Ignoring the Super Bowl was easy. The game was overhyped and usually didn’t live up to its billing as a premier clash of champions.
And I miss the old AFL-NFL rivalry.
Back in the days when color TV was still a novelty and cell phones were something you saw in science fiction, there were two professional football leagues, the long-established National Football League and the upstart American Football League.
The AFL, which began playing in 1960, got into draft wars with the NFL for top college prospects and picked up older, veteran NFL players who had been cut by their teams.
For years, the AFL got no respect from the NFL, and it led Lamar Hunt, owner of the Kansas City Chiefs, to recommend a game to prove which program was better.
He called it a “Super Bowl.”
There was speculation as the first championship game between Green Bay and Kansas City approached as to which program was better. Green Bay won the first Super Bowl in 1967 and the next year defeated the Oakland Raiders to take the second title in 1968.

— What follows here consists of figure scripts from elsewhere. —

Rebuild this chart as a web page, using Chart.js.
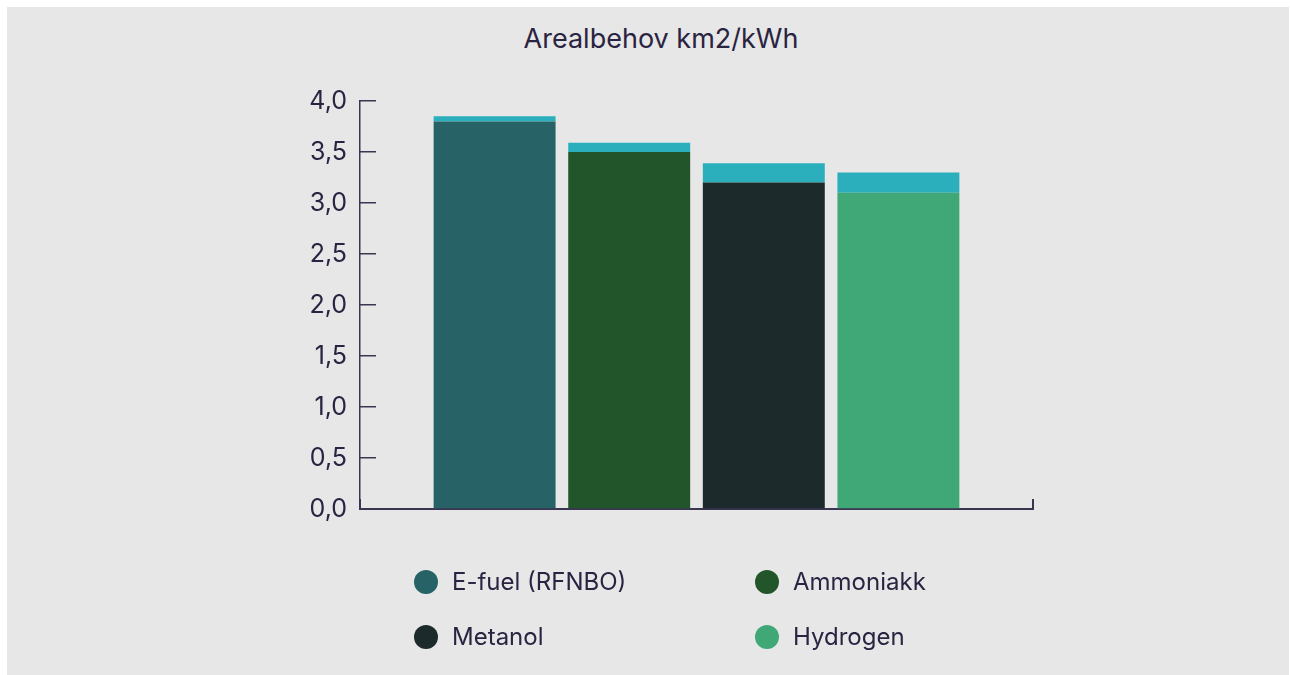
<!DOCTYPE html>
<html lang="no">
<head>
<meta charset="utf-8">
<title>Arealbehov km2/kWh</title>
<script src="https://cdn.jsdelivr.net/npm/chart.js@4.4.1/dist/chart.umd.min.js"></script>
<style>
  html, body { margin: 0; padding: 0; background: #ffffff; }
  body { width: 1290px; height: 675px; position: relative; overflow: hidden; font-family: Inter, "Noto Sans", sans-serif; color: #2a2342; }
  #panel { position: absolute; left: 7px; top: 7px; width: 1282px; height: 668px; background: #e7e7e7; }
  #chartBox { position: absolute; left: 0; top: 0; width: 1290px; height: 675px; }
  #title { position: absolute; left: 0; width: 1322px; top: 23px; text-align: center; font-size: 27px; line-height: 32px; }
  #legend { position: absolute; left: 414px; top: 566px; display: grid; grid-template-columns: 341px 300px; row-gap: 24px; }
  .item { display: flex; align-items: center; font-size: 24px; height: 31px; }
  .dot { width: 24px; height: 24px; border-radius: 50%; margin-right: 14px; flex: none; }
</style>
</head>
<body>
<div id="panel"></div>
<div id="title">Arealbehov km2/kWh</div>
<div id="chartBox"><canvas id="arealChart"></canvas></div>
<div id="legend"></div>
<script>
// data
const categories = ['E-fuel (RFNBO)', 'Ammoniakk', 'Metanol', 'Hydrogen'];
const baseValues = [3.8, 3.5, 3.2, 3.1];
const extraValues = [0.05, 0.09, 0.19, 0.2];
const barColors = ['#276266', '#23552b', '#1d2a2b', '#3fa876'];
const extraColor = '#2cafbc';
const legendOrder = ['E-fuel (RFNBO)', 'Ammoniakk', 'Metanol', 'Hydrogen'];

const axisColor = '#3b3552';
const textColor = '#2a2342';

function toPoints(values) {
    return values.map(function(v, i) { return { x: i + 1, y: v }; });
}

function formatTick(value) {
    return value.toFixed(1).replace('.', ',');
}

function buildLegend() {
    const box = document.getElementById('legend');
    legendOrder.forEach(function(name) {
        const i = categories.indexOf(name);
        const item = document.createElement('div');
        item.className = 'item';
        const dot = document.createElement('span');
        dot.className = 'dot';
        dot.style.background = barColors[i];
        const label = document.createElement('span');
        label.textContent = name;
        item.appendChild(dot);
        item.appendChild(label);
        box.appendChild(item);
    });
}

function createChart() {
    const ctx = document.getElementById('arealChart').getContext('2d');

    new Chart(ctx, {
        type: 'bar',
        data: {
            datasets: [
                {
                    label: 'Arealbehov',
                    data: toPoints(baseValues),
                    backgroundColor: barColors,
                    categoryPercentage: 1,
                    barPercentage: 0.906
                },
                {
                    label: 'Tillegg',
                    data: toPoints(extraValues),
                    backgroundColor: extraColor,
                    categoryPercentage: 1,
                    barPercentage: 0.906
                }
            ]
        },
        options: {
            responsive: true,
            maintainAspectRatio: false,
            animation: false,
            layout: {
                padding: { left: 300, right: 257, top: 101, bottom: 156 }
            },
            plugins: {
                legend: { display: false },
                title: { display: false },
                tooltip: { enabled: false }
            },
            scales: {
                x: {
                    type: 'linear',
                    stacked: true,
                    offset: false,
                    min: 0,
                    max: 5,
                    afterFit: function(scale) { scale.height = 10; },
                    ticks: { display: false, stepSize: 5 },
                    grid: {
                        offset: false,
                        drawOnChartArea: false,
                        drawTicks: true,
                        tickLength: -10,
                        color: axisColor,
                        lineWidth: 2
                    },
                    border: { display: true, color: axisColor, width: 2 }
                },
                y: {
                    stacked: true,
                    min: 0,
                    max: 4,
                    afterFit: function(scale) { scale.width = 60; },
                    ticks: {
                        stepSize: 0.5,
                        padding: 29,
                        color: textColor,
                        font: { family: 'Inter', size: 25 },
                        callback: formatTick
                    },
                    grid: {
                        drawOnChartArea: false,
                        drawTicks: true,
                        tickLength: -16,
                        color: axisColor,
                        lineWidth: 1.5
                    },
                    border: { display: true, color: axisColor, width: 1.5 }
                }
            }
        }
    });
}

buildLegend();
createChart();
</script>
</body>
</html>
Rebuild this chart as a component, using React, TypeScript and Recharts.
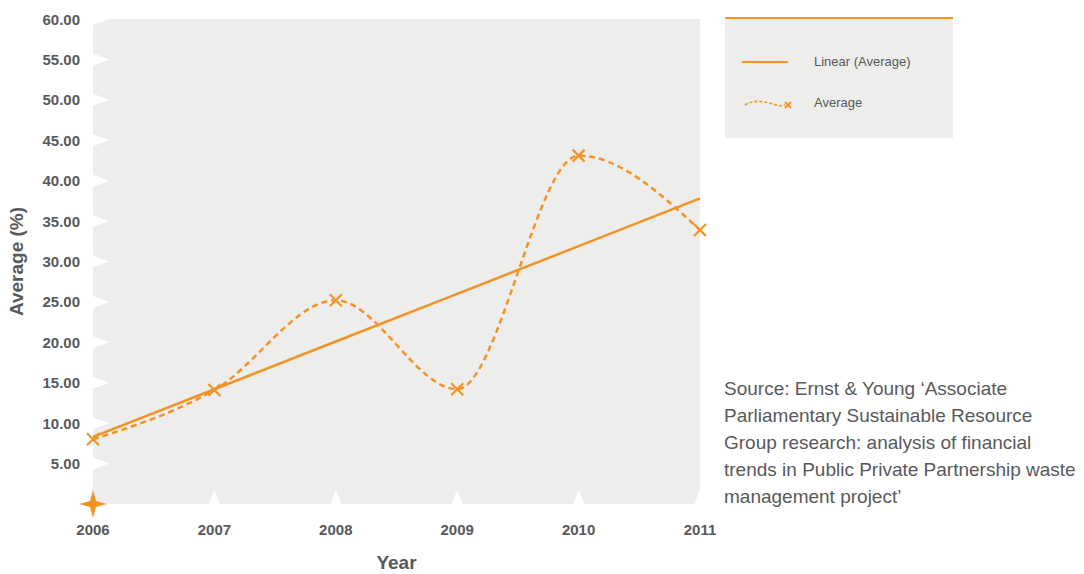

Then came Joe Namath and the Jets, who beat the then-Baltimore Colts, and the leagues began developing parity. I believe the NFL heads wanted to talk merger after Kansas City under Hank Stram dismantled Minnesota in a Super Bowl.
And merger killed the thrill of the Super Bowl.
When the AFL and NFL were separate leagues, the Super Bowl had an edge. There were no interleague games, so they didn’t know each other’s schemes and there was that factor of the unexpected — no previous experience to go by.
That factor is gone now. The teams facing each other in the Super Bowl will have played each other at least once, maybe twice, over the past year. And the edge is gone.
I want to go back to that edge. I miss the unknown that came with a contest between two separate leagues, and I wish it was back. That’s why I enjoy college football. There is always that unknown, even when to annual rivals face each other.
And in sports, I like the unknown mixed with speculation.